GIVEN INFORMATION:
----
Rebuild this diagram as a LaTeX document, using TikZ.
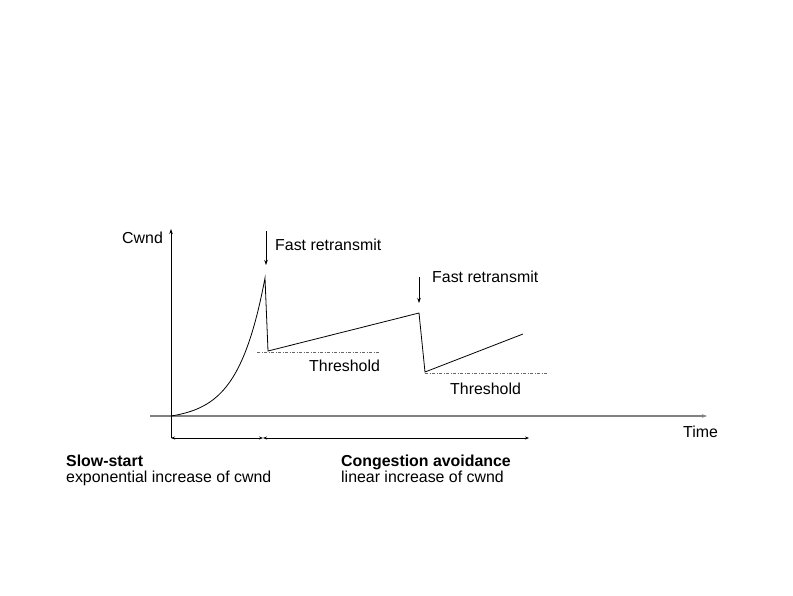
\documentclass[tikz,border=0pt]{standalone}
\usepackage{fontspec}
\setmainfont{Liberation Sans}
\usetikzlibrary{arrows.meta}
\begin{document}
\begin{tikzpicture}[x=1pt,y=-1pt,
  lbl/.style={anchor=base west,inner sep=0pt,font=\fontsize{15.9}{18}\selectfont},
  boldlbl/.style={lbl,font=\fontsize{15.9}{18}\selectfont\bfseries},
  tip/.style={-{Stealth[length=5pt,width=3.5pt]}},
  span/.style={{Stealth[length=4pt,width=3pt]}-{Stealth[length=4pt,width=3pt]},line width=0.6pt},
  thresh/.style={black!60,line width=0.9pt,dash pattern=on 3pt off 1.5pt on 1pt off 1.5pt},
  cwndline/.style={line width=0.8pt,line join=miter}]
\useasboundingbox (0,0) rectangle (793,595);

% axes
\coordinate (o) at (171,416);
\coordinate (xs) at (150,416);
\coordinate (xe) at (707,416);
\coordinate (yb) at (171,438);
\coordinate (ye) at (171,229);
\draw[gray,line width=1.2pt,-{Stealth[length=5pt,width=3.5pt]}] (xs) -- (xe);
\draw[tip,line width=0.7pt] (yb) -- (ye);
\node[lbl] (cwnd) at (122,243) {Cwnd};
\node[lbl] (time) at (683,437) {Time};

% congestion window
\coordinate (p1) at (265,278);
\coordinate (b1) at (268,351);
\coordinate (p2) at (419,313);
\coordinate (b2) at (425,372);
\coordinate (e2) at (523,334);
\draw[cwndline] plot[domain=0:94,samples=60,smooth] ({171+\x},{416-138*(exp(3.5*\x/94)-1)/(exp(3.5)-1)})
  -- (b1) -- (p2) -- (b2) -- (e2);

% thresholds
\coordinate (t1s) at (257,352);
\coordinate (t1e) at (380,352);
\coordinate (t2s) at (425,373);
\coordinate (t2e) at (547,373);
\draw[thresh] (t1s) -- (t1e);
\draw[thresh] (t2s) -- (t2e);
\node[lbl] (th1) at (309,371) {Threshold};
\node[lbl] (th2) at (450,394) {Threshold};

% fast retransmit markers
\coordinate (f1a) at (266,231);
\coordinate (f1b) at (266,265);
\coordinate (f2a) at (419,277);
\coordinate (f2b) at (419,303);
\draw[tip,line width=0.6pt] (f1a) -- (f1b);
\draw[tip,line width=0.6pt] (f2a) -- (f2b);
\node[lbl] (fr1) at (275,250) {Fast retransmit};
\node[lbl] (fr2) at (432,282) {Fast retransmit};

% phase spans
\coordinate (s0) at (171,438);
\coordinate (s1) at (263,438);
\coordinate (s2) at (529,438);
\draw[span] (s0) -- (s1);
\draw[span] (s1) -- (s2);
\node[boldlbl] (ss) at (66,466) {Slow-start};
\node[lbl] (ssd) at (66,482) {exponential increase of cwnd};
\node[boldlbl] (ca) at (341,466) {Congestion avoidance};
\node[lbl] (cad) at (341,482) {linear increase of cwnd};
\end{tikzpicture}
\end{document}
----
AIM: Please take the lines from the beginning of the data above through the line holding "(time) at (683,437)" and transcribe them exactly, without any pictures.

FINAL ANSWER:
Rebuild this diagram as a LaTeX document, using TikZ.
\documentclass[tikz,border=0pt]{standalone}
\usepackage{fontspec}
\setmainfont{Liberation Sans}
\usetikzlibrary{arrows.meta}
\begin{document}
\begin{tikzpicture}[x=1pt,y=-1pt,
  lbl/.style={anchor=base west,inner sep=0pt,font=\fontsize{15.9}{18}\selectfont},
  boldlbl/.style={lbl,font=\fontsize{15.9}{18}\selectfont\bfseries},
  tip/.style={-{Stealth[length=5pt,width=3.5pt]}},
  span/.style={{Stealth[length=4pt,width=3pt]}-{Stealth[length=4pt,width=3pt]},line width=0.6pt},
  thresh/.style={black!60,line width=0.9pt,dash pattern=on 3pt off 1.5pt on 1pt off 1.5pt},
  cwndline/.style={line width=0.8pt,line join=miter}]
\useasboundingbox (0,0) rectangle (793,595);

% axes
\coordinate (o) at (171,416);
\coordinate (xs) at (150,416);
\coordinate (xe) at (707,416);
\coordinate (yb) at (171,438);
\coordinate (ye) at (171,229);
\draw[gray,line width=1.2pt,-{Stealth[length=5pt,width=3.5pt]}] (xs) -- (xe);
\draw[tip,line width=0.7pt] (yb) -- (ye);
\node[lbl] (cwnd) at (122,243) {Cwnd};
\node[lbl] (time) at (683,437) {Time};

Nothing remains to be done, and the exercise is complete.